No pressure, of course. He came to the event with a deck design endorsed by one of the top teams in the country and hoped to try and break another format. That attitude is exactly what brings Kans to the table.

"I finished Day One with a 9-0 record, and I had people ask if I was going to drop and play in the Limited Championship Qualifier since I was already qualified for the World Championship," he explained. "I said 'No way. I need a trophy.'

"I wasn't around for Vivi Cauldron, but every time people have said Standard is stale, I've been playing a less-popular deck. I was playing Boros Monument at Pro Tour Magic: The Gathering®—FINAL FANTASY™. People don't take the time to really dive in. There's no way Magic is fully explored, and this past year has really opened my eyes to that. Nothing is remotely solved."

The trophy eluded Kans again, but the second major Top 8 in a row is nonetheless the exact kind of breakthrough that Kans and those who test with him regularly have been holding out for. Achieving consistent Pro Tour Top Finishes means that someone is more than talented enough to belong there. At that point, success can come down to external factors like team preparation. Since joining up with The Boulder Merlion, that's an area Kans feels he's more prepared for than ever before—and he's already looking ahead to the next major event where he might keep this rambunctious run going.

"I'm heading to the Team Limited event in Las Vegas at the end of the month (Magic Spotlight: Marvel Super Heroes), and I'm playing with Huaxing Bai and Andy Garcia-Romo. I'm very excited for the event," he said. "My goals have shifted from when I first started on the Pro Tour. I'm gunning for one of those Top Finishes there, and my goal is to win. There's no reason I can't do it at this point."
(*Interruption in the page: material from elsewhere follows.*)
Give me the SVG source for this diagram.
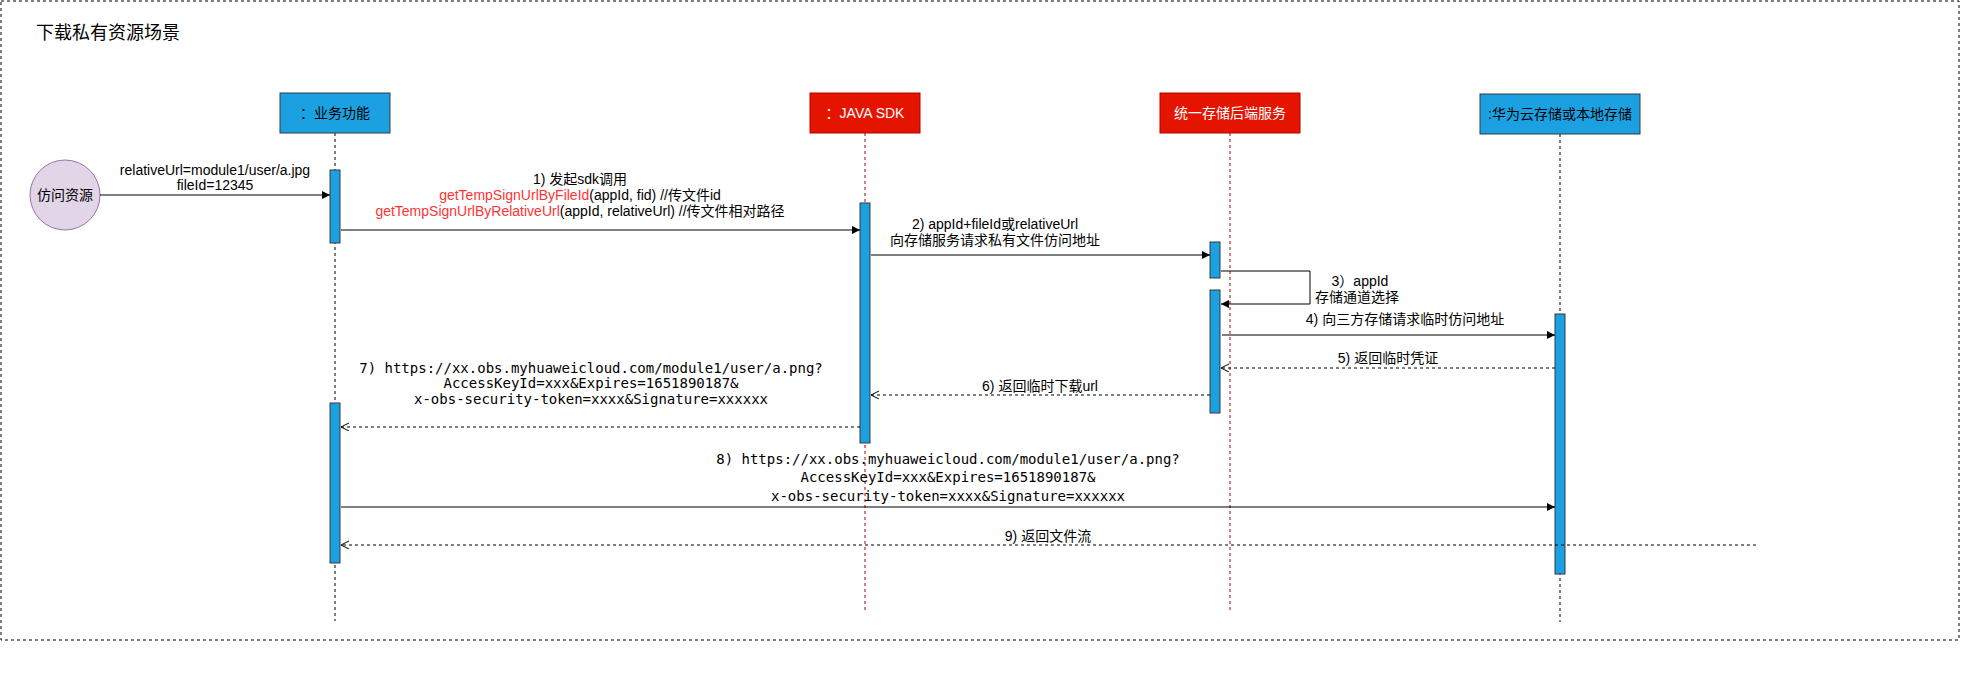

Kans and hundreds of other Magic players are finalizing their plans for Magic Spotlight: Marvel Super Heroes, where they'll compete for cash prizes, promo cards, and invitations to the Pro Tour. But beyond that, the competitive Magic world is fervently preparing for Pro Tour Magic: The Gathering® | Marvel Super Heroes, which kicks off at MagicCon: Amsterdam on July 17. And who knows? If his pension for wild deck building pays off, we may even see Kans hoist the trophy.